What's more, they say, it would take USD $1.4 billion just to develop the Linux kernel on its own. Which is more than the USD $1.2 billion David A. Wheeler reckoned it would take for a fully blown Linux distro (Red Hat Linux 7.1) when he did a similar study back in 2002.
How did the authors come up with those figures? Well they examined the Fedora 9 distribution using the same tools and methods as Wheeler before them, specifically the SLOCCount tool that estimates value and effort of software development based on the COnstructive COst MOdel (COCOMO).
What about the Fedora code and the Linux kernel itself, and what conclusions can we draw from the figures when it comes to monopolistic software companies and the development of proprietary code?
The Fedora 9 distribution contains 204.5 million lines of code in 5547 application packages, and in terms of development the authors estimate would require some 60,000 man years to complete.
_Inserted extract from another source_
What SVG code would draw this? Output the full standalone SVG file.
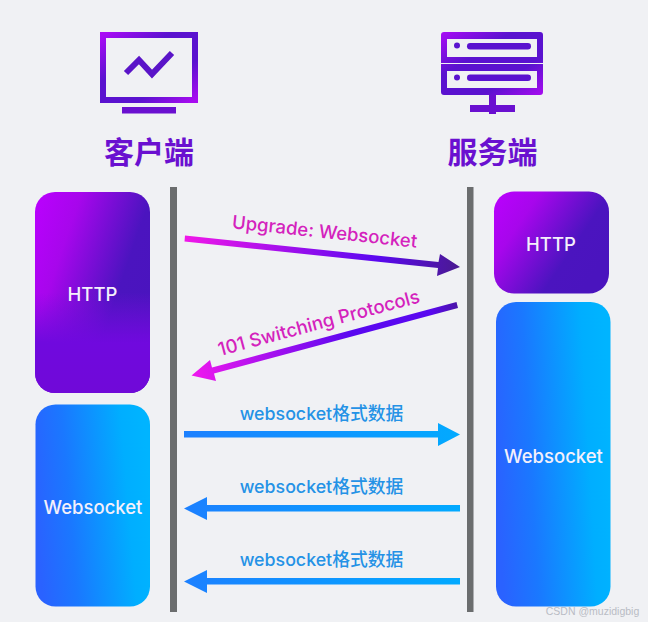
<svg xmlns="http://www.w3.org/2000/svg" width="648" height="622" viewBox="0 0 648 622">
<style>
.t{font-family:"Inter","Noto Sans CJK SC",sans-serif}
.w{fill:#f4f0fb;font-size:18.500px;text-anchor:middle;font-weight:500}
.h{font-family:"Noto Sans CJK SC",sans-serif;font-size:30px;font-weight:700;text-anchor:middle;fill:#6a10d0}
.m{fill:#d422bd;font-size:18.500px;text-anchor:middle;font-weight:500}
.b{fill:#2492e6;font-size:17.800px;text-anchor:middle;font-weight:500}
.bar{fill:#6b6d6e}
</style>
<defs>
<linearGradient id="ic" x1="0" y1="0" x2="1" y2="1"><stop offset="0" stop-color="#a90cf5"/><stop offset=".35" stop-color="#5a12cf"/><stop offset=".7" stop-color="#5a12cf"/><stop offset="1" stop-color="#a80cf0"/></linearGradient>
<linearGradient id="hp" x1="0" y1="0" x2="1" y2=".6"><stop offset="0" stop-color="#bb00ff"/><stop offset=".3" stop-color="#a706ec"/><stop offset=".75" stop-color="#4b14bf"/><stop offset="1" stop-color="#4a14be"/></linearGradient>
<linearGradient id="hp2" x1="0" y1="0" x2="0" y2="1"><stop offset=".5" stop-color="#7a0be0" stop-opacity="0"/><stop offset=".75" stop-color="#7009de"/><stop offset="1" stop-color="#7009d8"/></linearGradient>
<linearGradient id="ws" x1="0" y1=".55" x2="1" y2=".4"><stop offset="0" stop-color="#2a62ff"/><stop offset=".3" stop-color="#1a78ff"/><stop offset=".8" stop-color="#00aeff"/><stop offset="1" stop-color="#00b4ff"/></linearGradient>
<linearGradient id="a1" gradientUnits="userSpaceOnUse" x1="185" y1="238" x2="460" y2="267"><stop offset="0" stop-color="#f018e8"/><stop offset=".7" stop-color="#5a08f0"/><stop offset="1" stop-color="#4a1a90"/></linearGradient>
<linearGradient id="a2" gradientUnits="userSpaceOnUse" x1="192" y1="376" x2="457" y2="305"><stop offset="0" stop-color="#f018ee"/><stop offset=".6" stop-color="#5a08f0"/><stop offset=".9" stop-color="#5a08f0"/><stop offset="1" stop-color="#4a14a8"/></linearGradient>
<linearGradient id="a3" gradientUnits="userSpaceOnUse" x1="184" y1="0" x2="460" y2="0"><stop offset="0" stop-color="#1c80ff"/><stop offset="1" stop-color="#02aaff"/></linearGradient>
</defs>
<rect width="648" height="622" fill="#f0f1f4"/>
<g id="client-icon">
<rect x="103" y="35" width="92" height="65" fill="none" stroke="url(#ic)" stroke-width="6"/>
<rect x="122" y="107" width="54" height="6.500" fill="#6a10d0"/>
<polyline points="126,73 139,60 152,74 172,53" fill="none" stroke="#5a14c8" stroke-width="6"/>
<text class="h" x="149" y="163">客户端</text>
</g>
<g id="server-icon">
<path fill="url(#ic)" fill-rule="evenodd" d="M444 32H540a3 3 0 0 1 3 3V63H441V35a3 3 0 0 1 3-3ZM447 39V57H537V39ZM441 64H543V92a3 3 0 0 1-3 3H444a3 3 0 0 1-3-3ZM447 71V88H537V71Z"/>
<circle cx="457" cy="45.500" r="3" fill="#5a12cf"/><rect x="467" y="43" width="64" height="6.500" rx="3.200" fill="#5a12cf"/>
<circle cx="457" cy="77.500" r="3" fill="#5a12cf"/><rect x="467" y="74.500" width="64" height="6.500" rx="3.200" fill="#5a12cf"/>
<path fill="#6a10d0" d="M489 95h7v10h19v7h-19v2h-7v-2h-19v-7h19Z"/>
<text class="h" x="492.500" y="163">服务端</text>
</g>
<g id="lifelines">
<rect class="bar" x="170" y="187" width="7" height="425"/>
<rect class="bar" x="467" y="187" width="6.500" height="425"/>
</g>
<g id="client-http">
<rect x="35" y="192" width="115" height="201" rx="20" fill="url(#hp)"/>
<rect x="35" y="192" width="115" height="201" rx="20" fill="url(#hp2)"/>
<text class="t w" x="92.500" y="300.500">HTTP</text>
</g>
<g id="client-websocket">
<rect x="35.500" y="404.500" width="114.500" height="202" rx="20" fill="url(#ws)"/>
<text class="t w" x="93" y="513.500">Websocket</text>
</g>
<g id="server-http">
<rect x="494" y="191.500" width="115" height="102" rx="20" fill="url(#hp)"/>
<text class="t w" x="551" y="250.500">HTTP</text>
</g>
<g id="server-websocket">
<rect x="496" y="302" width="114.500" height="304.500" rx="20" fill="url(#ws)"/>
<text class="t w" x="553.500" y="462.500">Websocket</text>
</g>
<g id="connectors">
<polygon fill="url(#a1)" points="185,235.500 438.500,262 440,254 460,267 437,276 438,268 184.500,241.500"/>
<polygon fill="url(#a2)" points="456.500,302 212,367.500 210,360 191.500,375.500 216,381 214,373.500 458,308"/>
<polygon fill="url(#a3)" points="184,431 438,431 438,423 460,434.500 438,446 438,437.500 184,437.500"/>
<polygon fill="url(#a3)" points="460,505 207,505 207,497 184,508.500 207,520 207,511.500 460,511.500"/>
<polygon fill="url(#a3)" points="460,578 207,578 207,570 184,581.500 207,593 207,584.500 460,584.500"/>
</g>
<g id="labels">
<text class="t m" transform="translate(324,238) rotate(6)">Upgrade: Websocket</text>
<text class="t m" transform="translate(320.500,329) rotate(-15)">101 Switching Protocols</text>
<text class="t b" x="321.500" y="419.500">websocket格式数据</text>
<text class="t b" x="321.500" y="493">websocket格式数据</text>
<text class="t b" x="321.500" y="566">websocket格式数据</text>
</g>
<text x="592.500" y="615" font-family="Liberation Sans,sans-serif" font-size="10.500" fill="#b9bcc4" text-anchor="middle">CSDN @muzidigbig</text>
</svg>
Using 2008 salary figures, they came up with the USD $10.8 billion number.
But does this really mean the same thing as putting a real world value onto Linux itself? The study makes it very clear as to the enormous economic value that a collaborative development of this nature can attract.
You only have to look at the last couple of years worth of Linux kernel development with some 3200 developers spread across 200 companies making a contribution to get a glimpse of the scale of effort involved.
Oh, and don't forget to then scale it ever upwards when talking about a full Linux distribution.
The conclusions are made all the more relevant after a year in which we have seen Linux increasingly bursting into the public consciousness courtesy of the netbook explosion, for example, which quite simply would not have been thought possible a couple of years back.
These devices, that market success, would not have been possible without Linux and without the collaborative development model behind it.
Report author Amanda McPherson, also a Vice President at the Linux Foundation, says "Monopolistic software companies used to be able to fund heavy R&D budgets, keeping out competition. Given the cost associated with building an OS like Linux, one wonders if proprietary companies will ever go it alone again.”